TASK INSTRUCTIONS - Copy out each line featuring the string "seaborn" from the entries beneath.

-- begin DATASET --

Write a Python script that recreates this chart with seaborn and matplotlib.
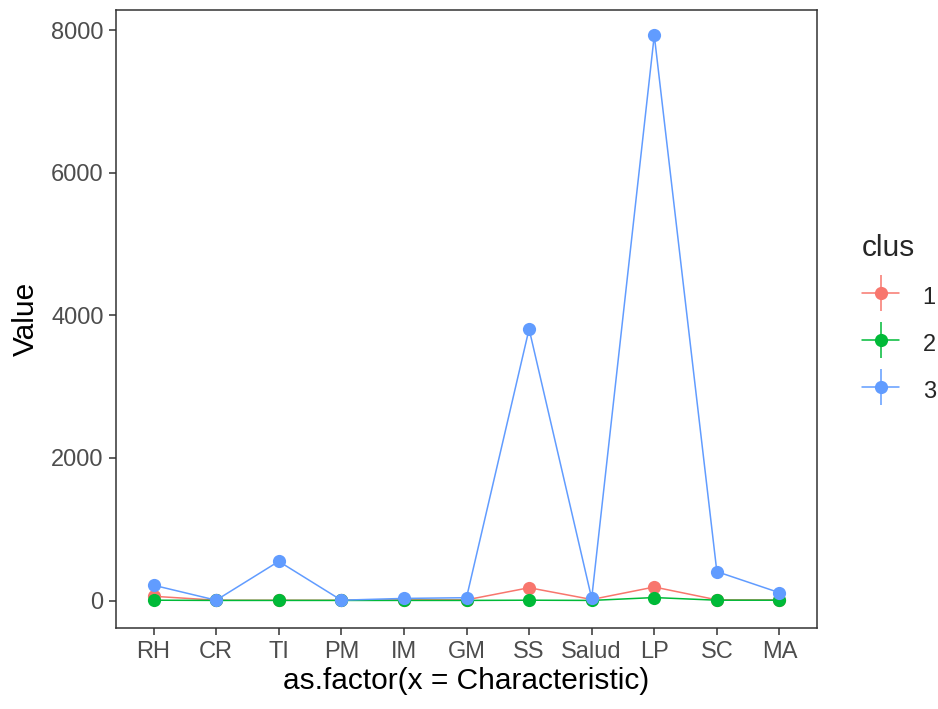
import pandas as pd
import seaborn as sns
import matplotlib.pyplot as plt
from matplotlib.lines import Line2D

characteristics = ["RH", "CR", "TI", "PM", "IM", "GM", "SS", "Salud", "LP", "SC", "MA"]
clus1 = [60, 5, 5, 5, 10, 10, 180, 15, 190, 10, 10]
clus2 = [5, 2, 2, 2, 2, 2, 5, 2, 42, 5, 5]
clus3 = [215, 5, 550, 5, 30, 40, 3810, 30, 7930, 406, 110]
clusters = ["1", "2", "3"]
colors = ["#F8766D", "#00BA38", "#619CFF"]

df = pd.concat([
    pd.DataFrame({"Characteristic": characteristics, "Value": vals, "clus": c})
    for c, vals in zip(clusters, [clus1, clus2, clus3])
])

sns.set_style("white")
plt.rcParams['font.family'] = ['Liberation Sans', 'DejaVu Sans']

W, H = 938, 709
fig = plt.figure(figsize=(W / 100, H / 100), dpi=100)
ax = fig.add_axes([116 / W, 1 - 628 / H, 701 / W, 618 / H])

sns.lineplot(data=df, x="Characteristic", y="Value", hue="clus", palette=colors,
             sort=False, marker="o", markersize=9.5, markeredgewidth=0,
             linewidth=1.1, legend=False, ax=ax)

ax.set_xlim(-0.6, 10.6)
ax.set_ylim(-385, 8285)
ax.set_yticks([0, 2000, 4000, 6000, 8000])
ax.set_xlabel("as.factor(x = Characteristic)", fontsize=21.5, color="black", labelpad=3)
ax.set_ylabel("Value", fontsize=21.5, color="black", labelpad=8)
ax.tick_params(axis="both", labelsize=17, labelcolor="#4D4D4D", color="#333333",
               length=5, width=1.1, pad=4, direction="out", bottom=True, left=True)
for s in ax.spines.values():
    s.set_color("#333333")
    s.set_linewidth(1.1)
ax.grid(False)

# legend keys: line + vertical bar + point, like ggplot's pointrange key
handles = []
for col in colors:
    h_line = Line2D([], [], color=col, linewidth=1.1)
    v_line = Line2D([], [], color=col, marker="|", markersize=26, markeredgewidth=1.1, linestyle="none")
    pt = Line2D([], [], color=col, marker="o", markersize=9.5, markeredgewidth=0, linestyle="none")
    handles.append((h_line, v_line, pt))
leg = fig.legend(handles, clusters, title="clus", loc="upper left",
                 bbox_to_anchor=(862 / W, 1 - 234 / H), frameon=False,
                 fontsize=17, title_fontsize=21.5, handlelength=1.57,
                 handleheight=1.4, handletextpad=1.0, borderpad=0,
                 borderaxespad=0, labelspacing=0.85, alignment="left")

fig.savefig("out.png", dpi=100)
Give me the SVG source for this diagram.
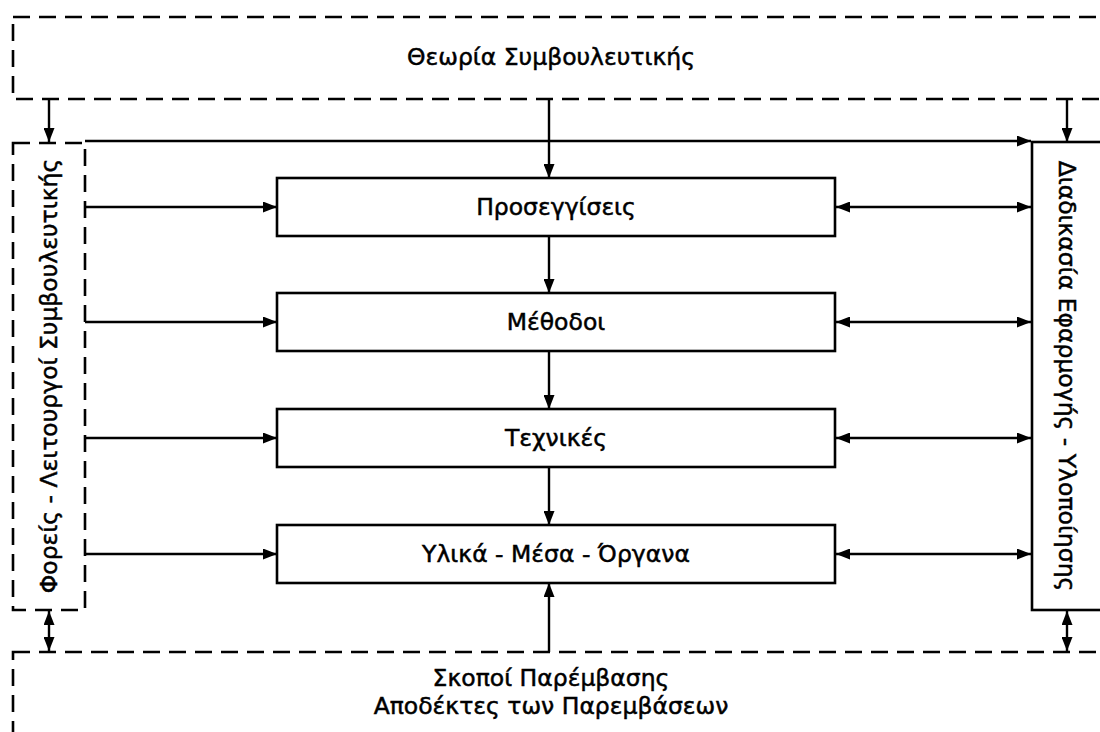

-- end DATASET --

SOLUTION -
Write a Python script that recreates this chart with seaborn and matplotlib.
import seaborn as sns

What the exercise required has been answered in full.